The Calcasieu Ship Channel was closed for nearly 24 hours after a dredge pierced a sub-sea natural gas pipeline.
The accident involving the hopper dredge Bayport happened at 2030 on March 30 during dredging operations near buoy #28 about 12-nm south of Cameron, La., jetties.
The 303-foot vessel struck the pipeline causing a breach in the line and a visible fountain of natural gas and condensate at the water surface. The dredge was working under contract to the Army Corps of Engineers.
The dredge operator notified Stingray-Enbridge, the pipeline owner, said Terri Larson, a spokeswoman at the Houston-based company. She said the dredge equipment had struck a "12-inch lateral pipeline in the WC 62 block on Enbridge's Triton gathering system, approximately 12 miles offshore."

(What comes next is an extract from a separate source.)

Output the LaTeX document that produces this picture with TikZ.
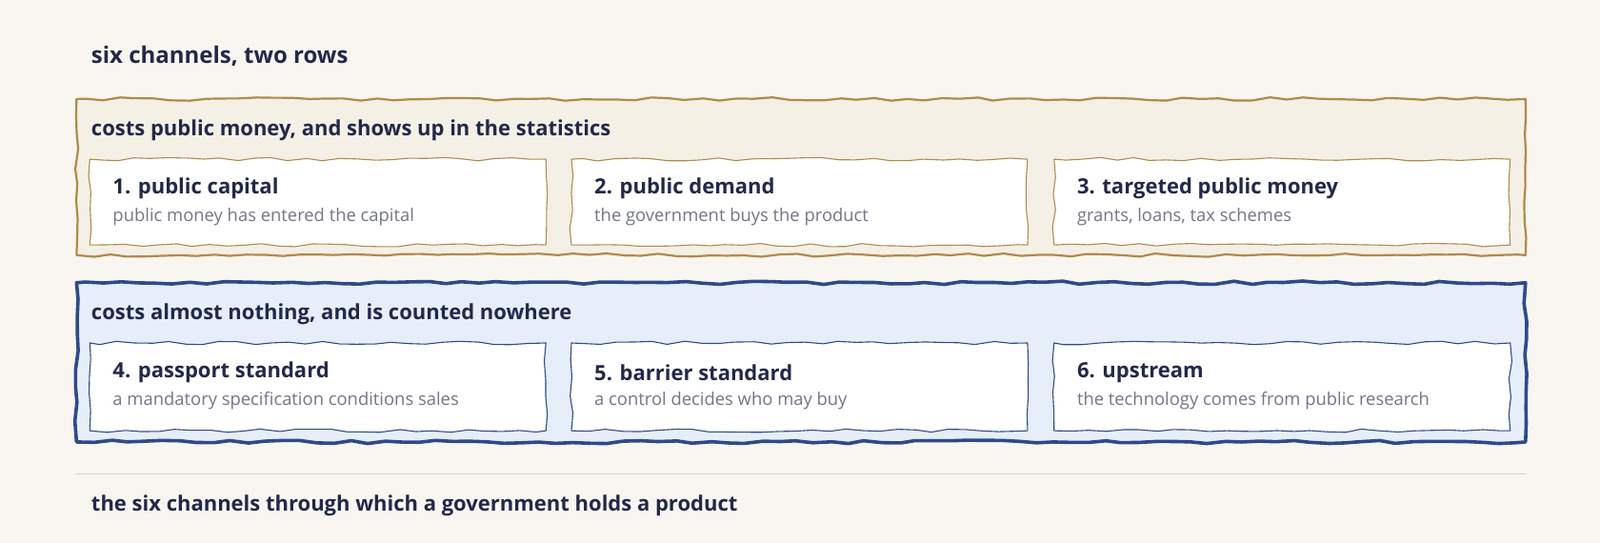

The U.S. Coast Guard immediately established a two-mile safety zone. A broadcast notice urged mariners to proceed with caution when transiting the area. The captain of the port closed the Calcasieu Ship Channel to all traffic as of 2142.
The leak involved product from El Paso Exploration and Production's Platform A in West Cameron block 62, about 1-nm east of the accident site. It was quickly shut down to prevent further release of condensate and natural gas through the ruptured pipeline, said Coast Guard spokesman Richard Brahm.
Platform A operators noted a slight drop in pressure in their discharge line. It was shut in at about 2200.
"Initially, there was concern that the downstream check valve in the line was not holding, causing back pressure from the other platforms and lines that feed the main trunkline," the Coast Guard said in a press release. The check valve held, however.
Stingray-Enbridge mobilized personnel and skimmers for cleanup. Oil spill recovery resources were activated through Clean Gulf. The Coast Guard monitored the situation with helicopters and on-scene inspection crews.
Once a dive team from Stingray-Enbridge secured the damaged pipeline and engineers determined that it posed no threat to deep-draft vessels, Calcasieu Ship Channel was reopened March 31, Brahm said. The safety zone was rescinded after sonar scans of the pipeline indicated that the channel was clear of protrusions.
No visible signs of pollution were found following the repair. The Coast Guard estimates the spill volume as less than 60 barrels of sheen producing condensate. Stingray-Enbridge is awaiting permit approval from the Army Corps to begin permanent repairs on the pipeline.
Manson Construction Co., the dredge's owner, did not respond to a request for comment.
The Coast Guard and the Bureau of Ocean Energy Management, Regulation and Enforcement are investigating the cause of the incident.